Белая тетрадь (Ролдугина) - страница 222

Он застыл на мгновение, до боли сжимая кулаки. Когда он вновь поднял на меня глаза, в них был арктический холод.

— Ложись на алтарь. Руки вдоль туловища, под углом пятнадцать градусов, ладонями вверх. Хорошо. А теперь терпи.

Тонкое, узкое лезвие ножа впилось в кожу, повторяя прорисованные углем узоры. Это действительно было больно. Холодное железо не просто наносило царапины. Расцветающие на моей коже руны рвали куда более тонкие связи. Невесомые золотые нити. Жизнь — душа — сила.

Я не кричала. Загоняемая внутрь боль словно пробила какой-то барьер, за которым ждала своего часа тьма, подарившая мне имя и титул. Кровь на ладонях стала черной.

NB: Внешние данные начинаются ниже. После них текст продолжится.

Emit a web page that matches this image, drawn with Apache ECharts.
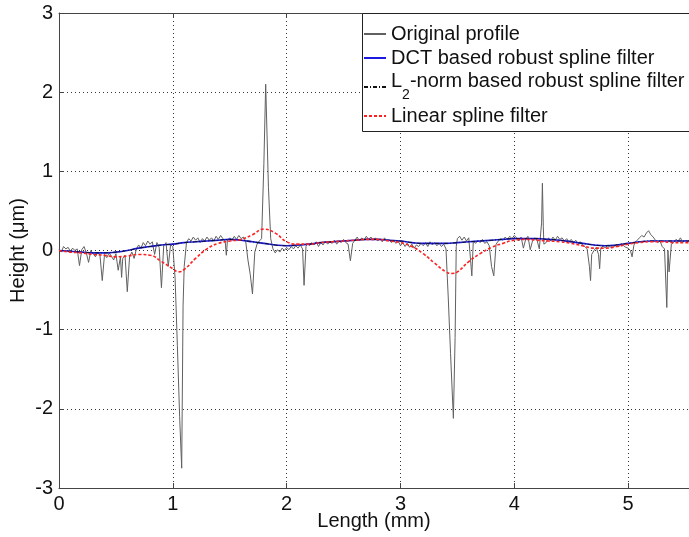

Сейчас. Сейчас все закончится. Два быстрых росчерка по запястьям, крест-накрест — по горлу. И спустя несколько томительных, напитанных отчаянием и страданием минут — удар в сердце. Того, последнего ножа, с широким квадратным лезвием.

Сейчас…

— Nieih, Ksie'il! Nieih!

Сияющая темно-алая волна ударила Максимилиану в грудь. Князь, чертыхаясь и мешая эльфийские и шакарские ругательства, отлетел на другой конец поляны, врезавшись спиной в камень с принадлежностями. Следом метнулась смутная тень. Я с трудом повернула голову, тяжелую, словно налитую свинцом.

Тантаэ стоял напротив разъяренного князя, раскинув крылья в защитном жесте. Всегда аккуратные волосы спутанным потоком спускались на спину. Когти на хищно согнутых пальцах отливали светлым металлом.

— Нет, Максимилиан. Я не позволю тебе.

— Ты! Ты желаешь моей смерти! — голос Максимилиана чудовищно исказился. Будто рычал дикий и очень голодный зверь.

Тантаэ вздрогнул, но взгляд его оставался твердым.

— Я хочу, чтобы ты жил. Чтобы ты оставался со мной, навсегда. Бездна, я хочу этого больше всего на свете! — он сорвался на крик. — Но не такой ценой. Не ценой твоей души, Максимилиан.

Северный князь хищно оскалился.

— Все в порядке, Тантаэ, — с трудом прошептала я. Онемевшие губы не желали подчиняться. — Я согласна. Я знала, на что иду.

— Нет, не знала, — упрямо возразил Пепельный князь. — Ты хочешь жить, Максимилиан? Но в каком мире? В раздираемом войной всех против всех, где сильные ведут охоту на слабых, а слабейшие ждут своей очереди, чтобы добить раненых львов? Одумайся, пока не поздно! Если ты убьешь одну из Королев, то договор будет расторгнут. Инквизиция просто передавит нас поодиночке. Если к тому времени ты еще будешь жив.

Максимилиан дышал тяжело и хрипло. Лицо исказила болезненная гримаса.

— Рассуждения, всего лишь рассуждения, — прошипел он. — Если я отступлюсь, то мне уже будет плевать на инквизицию, и на Королев, и на весь мир заодно! Отойди, Тай. Уйди по-хорошему. Ты мне не соперник, даже сейчас.